Stated exercise:
Present each line of the entries below that holds the word "standalone".

○ ○ ○ ○ ○ ○ ○

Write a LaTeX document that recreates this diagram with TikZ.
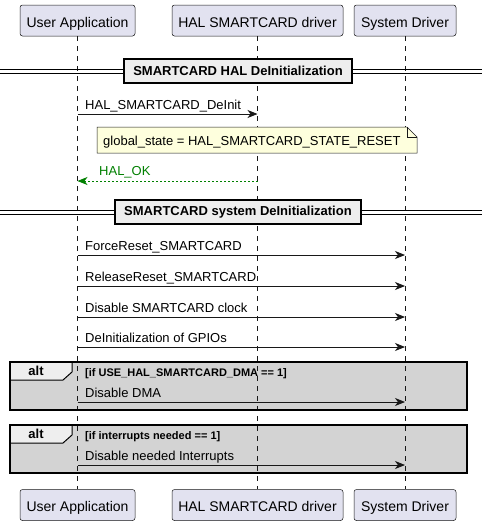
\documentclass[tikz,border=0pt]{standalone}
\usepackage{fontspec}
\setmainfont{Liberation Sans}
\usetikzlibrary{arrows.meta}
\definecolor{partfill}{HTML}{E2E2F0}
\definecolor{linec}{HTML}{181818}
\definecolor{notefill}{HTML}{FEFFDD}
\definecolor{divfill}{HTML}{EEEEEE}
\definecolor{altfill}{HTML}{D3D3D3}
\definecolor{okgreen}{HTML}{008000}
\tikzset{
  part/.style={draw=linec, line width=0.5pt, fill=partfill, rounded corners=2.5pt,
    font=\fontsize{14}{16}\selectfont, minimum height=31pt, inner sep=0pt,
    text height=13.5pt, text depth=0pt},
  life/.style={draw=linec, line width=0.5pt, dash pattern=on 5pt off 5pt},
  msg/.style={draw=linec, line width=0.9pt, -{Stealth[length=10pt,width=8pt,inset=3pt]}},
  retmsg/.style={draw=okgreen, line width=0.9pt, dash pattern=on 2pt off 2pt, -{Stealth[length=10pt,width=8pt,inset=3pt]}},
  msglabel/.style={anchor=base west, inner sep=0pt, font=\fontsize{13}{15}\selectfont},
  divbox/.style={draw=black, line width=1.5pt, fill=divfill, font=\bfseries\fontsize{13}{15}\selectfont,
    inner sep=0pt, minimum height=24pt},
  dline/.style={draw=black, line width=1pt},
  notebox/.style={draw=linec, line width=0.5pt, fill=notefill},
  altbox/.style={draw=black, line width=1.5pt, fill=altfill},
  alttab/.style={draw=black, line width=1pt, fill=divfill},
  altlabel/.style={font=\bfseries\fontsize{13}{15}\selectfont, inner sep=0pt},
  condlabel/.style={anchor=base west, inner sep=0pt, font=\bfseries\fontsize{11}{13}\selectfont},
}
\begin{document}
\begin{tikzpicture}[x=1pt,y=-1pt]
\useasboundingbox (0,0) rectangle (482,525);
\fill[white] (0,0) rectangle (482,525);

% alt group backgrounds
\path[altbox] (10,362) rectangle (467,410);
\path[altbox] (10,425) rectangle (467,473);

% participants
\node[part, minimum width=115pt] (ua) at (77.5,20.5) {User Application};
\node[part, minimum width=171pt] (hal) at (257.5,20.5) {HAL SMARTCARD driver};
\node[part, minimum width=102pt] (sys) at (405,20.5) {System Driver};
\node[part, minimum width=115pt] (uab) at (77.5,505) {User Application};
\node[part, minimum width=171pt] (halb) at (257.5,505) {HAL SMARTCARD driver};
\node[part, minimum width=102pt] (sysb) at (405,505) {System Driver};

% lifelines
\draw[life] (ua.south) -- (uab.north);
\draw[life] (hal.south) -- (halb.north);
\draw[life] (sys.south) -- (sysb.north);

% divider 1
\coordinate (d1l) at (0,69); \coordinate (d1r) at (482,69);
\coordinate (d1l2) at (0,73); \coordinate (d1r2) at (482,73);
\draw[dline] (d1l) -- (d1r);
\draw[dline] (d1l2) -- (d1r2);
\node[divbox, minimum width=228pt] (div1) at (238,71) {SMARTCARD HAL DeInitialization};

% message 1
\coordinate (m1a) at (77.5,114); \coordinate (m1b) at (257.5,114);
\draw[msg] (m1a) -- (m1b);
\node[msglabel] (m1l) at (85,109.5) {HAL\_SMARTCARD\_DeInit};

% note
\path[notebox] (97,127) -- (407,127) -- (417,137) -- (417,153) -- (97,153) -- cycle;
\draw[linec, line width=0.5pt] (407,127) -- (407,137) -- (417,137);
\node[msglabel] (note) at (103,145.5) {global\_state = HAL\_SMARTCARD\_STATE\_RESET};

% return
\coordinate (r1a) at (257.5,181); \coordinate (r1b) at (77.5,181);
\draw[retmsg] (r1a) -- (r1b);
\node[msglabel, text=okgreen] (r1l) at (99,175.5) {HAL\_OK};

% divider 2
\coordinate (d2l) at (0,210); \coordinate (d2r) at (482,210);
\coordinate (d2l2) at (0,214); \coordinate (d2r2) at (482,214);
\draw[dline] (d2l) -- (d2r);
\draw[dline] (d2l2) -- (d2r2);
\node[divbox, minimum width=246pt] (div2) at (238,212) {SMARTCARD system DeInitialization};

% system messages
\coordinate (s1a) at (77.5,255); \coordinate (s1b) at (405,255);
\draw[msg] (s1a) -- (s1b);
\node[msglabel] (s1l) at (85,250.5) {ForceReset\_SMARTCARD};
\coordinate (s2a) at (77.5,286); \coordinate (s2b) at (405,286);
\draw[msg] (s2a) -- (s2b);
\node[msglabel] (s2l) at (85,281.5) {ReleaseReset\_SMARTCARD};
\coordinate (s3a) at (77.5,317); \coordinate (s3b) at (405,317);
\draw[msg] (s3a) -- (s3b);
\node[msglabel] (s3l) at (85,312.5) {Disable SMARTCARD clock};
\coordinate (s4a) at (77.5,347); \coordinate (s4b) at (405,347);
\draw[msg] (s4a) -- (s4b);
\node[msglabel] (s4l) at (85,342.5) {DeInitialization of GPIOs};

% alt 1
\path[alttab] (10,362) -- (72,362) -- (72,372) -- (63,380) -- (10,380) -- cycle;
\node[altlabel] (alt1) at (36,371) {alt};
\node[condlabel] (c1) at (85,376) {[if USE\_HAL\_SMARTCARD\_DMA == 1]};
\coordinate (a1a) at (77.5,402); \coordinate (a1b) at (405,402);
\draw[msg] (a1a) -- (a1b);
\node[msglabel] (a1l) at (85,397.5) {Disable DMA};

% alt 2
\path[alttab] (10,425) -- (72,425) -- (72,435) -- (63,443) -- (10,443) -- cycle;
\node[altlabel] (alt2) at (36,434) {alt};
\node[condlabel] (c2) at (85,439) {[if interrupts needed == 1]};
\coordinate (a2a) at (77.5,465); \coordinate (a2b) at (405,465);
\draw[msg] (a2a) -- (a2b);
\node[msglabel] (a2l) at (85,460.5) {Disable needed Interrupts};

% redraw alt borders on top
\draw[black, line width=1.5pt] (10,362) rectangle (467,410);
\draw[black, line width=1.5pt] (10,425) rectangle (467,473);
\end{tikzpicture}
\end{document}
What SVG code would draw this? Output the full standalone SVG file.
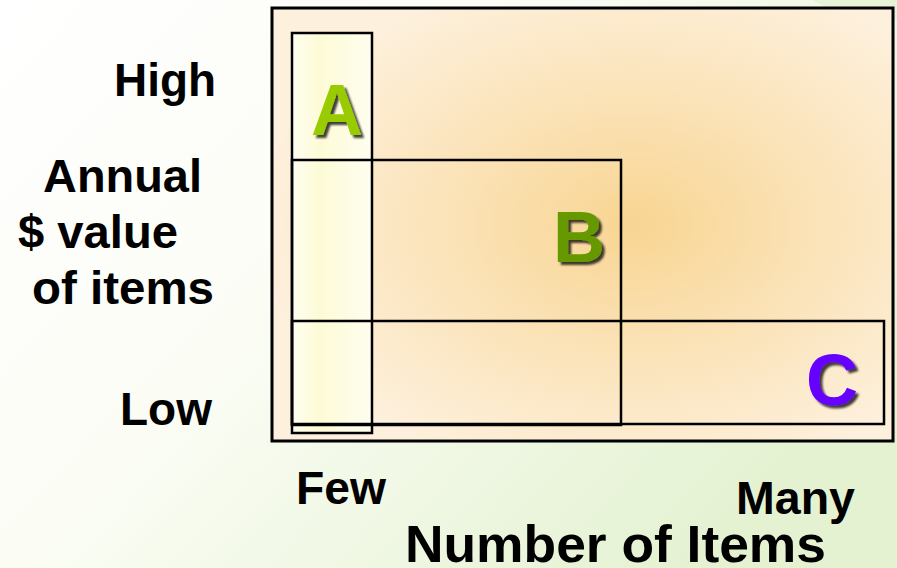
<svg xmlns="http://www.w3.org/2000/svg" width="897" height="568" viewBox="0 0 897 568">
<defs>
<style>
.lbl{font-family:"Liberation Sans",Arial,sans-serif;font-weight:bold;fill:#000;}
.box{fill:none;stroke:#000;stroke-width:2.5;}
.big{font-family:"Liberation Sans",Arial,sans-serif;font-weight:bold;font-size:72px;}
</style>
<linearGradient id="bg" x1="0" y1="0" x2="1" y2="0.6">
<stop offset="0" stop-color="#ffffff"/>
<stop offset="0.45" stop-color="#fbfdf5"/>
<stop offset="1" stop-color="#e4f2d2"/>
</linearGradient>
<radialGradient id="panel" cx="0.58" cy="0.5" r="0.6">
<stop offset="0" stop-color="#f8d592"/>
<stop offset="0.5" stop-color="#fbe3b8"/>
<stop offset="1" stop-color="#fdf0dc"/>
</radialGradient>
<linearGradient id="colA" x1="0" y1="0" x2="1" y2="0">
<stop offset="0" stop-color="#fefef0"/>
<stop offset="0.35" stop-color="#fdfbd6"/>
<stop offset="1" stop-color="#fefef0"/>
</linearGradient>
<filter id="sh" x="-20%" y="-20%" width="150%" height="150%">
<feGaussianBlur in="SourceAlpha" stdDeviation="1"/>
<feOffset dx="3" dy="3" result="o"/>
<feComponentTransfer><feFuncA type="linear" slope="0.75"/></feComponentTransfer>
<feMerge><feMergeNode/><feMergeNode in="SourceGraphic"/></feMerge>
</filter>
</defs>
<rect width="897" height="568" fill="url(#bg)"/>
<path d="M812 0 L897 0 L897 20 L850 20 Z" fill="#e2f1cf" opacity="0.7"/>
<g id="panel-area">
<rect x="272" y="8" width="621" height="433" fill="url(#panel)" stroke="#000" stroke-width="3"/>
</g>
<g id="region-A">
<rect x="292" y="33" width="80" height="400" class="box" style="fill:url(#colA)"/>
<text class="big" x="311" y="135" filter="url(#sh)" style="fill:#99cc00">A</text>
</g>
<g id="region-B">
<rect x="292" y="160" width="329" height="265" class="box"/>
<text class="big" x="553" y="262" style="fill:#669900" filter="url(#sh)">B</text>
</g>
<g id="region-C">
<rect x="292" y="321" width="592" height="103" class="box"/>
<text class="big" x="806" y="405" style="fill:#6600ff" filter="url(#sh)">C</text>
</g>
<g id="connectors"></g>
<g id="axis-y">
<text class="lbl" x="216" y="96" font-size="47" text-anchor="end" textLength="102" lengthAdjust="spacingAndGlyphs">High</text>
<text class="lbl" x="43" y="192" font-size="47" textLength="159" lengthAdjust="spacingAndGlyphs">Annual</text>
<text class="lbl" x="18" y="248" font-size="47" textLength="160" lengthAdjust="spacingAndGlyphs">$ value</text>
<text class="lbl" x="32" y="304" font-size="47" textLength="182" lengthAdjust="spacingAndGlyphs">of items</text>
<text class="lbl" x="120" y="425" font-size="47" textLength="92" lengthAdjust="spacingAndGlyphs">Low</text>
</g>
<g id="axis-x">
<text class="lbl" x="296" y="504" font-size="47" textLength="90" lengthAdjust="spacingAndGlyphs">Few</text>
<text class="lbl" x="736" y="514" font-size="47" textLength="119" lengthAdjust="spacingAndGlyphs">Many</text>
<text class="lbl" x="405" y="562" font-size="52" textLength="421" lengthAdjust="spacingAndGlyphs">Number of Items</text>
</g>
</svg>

○ ○ ○ ○ ○ ○ ○

Answer for the task:
\documentclass[tikz,border=0pt]{standalone}
What SVG code would draw this? Output the full standalone SVG file.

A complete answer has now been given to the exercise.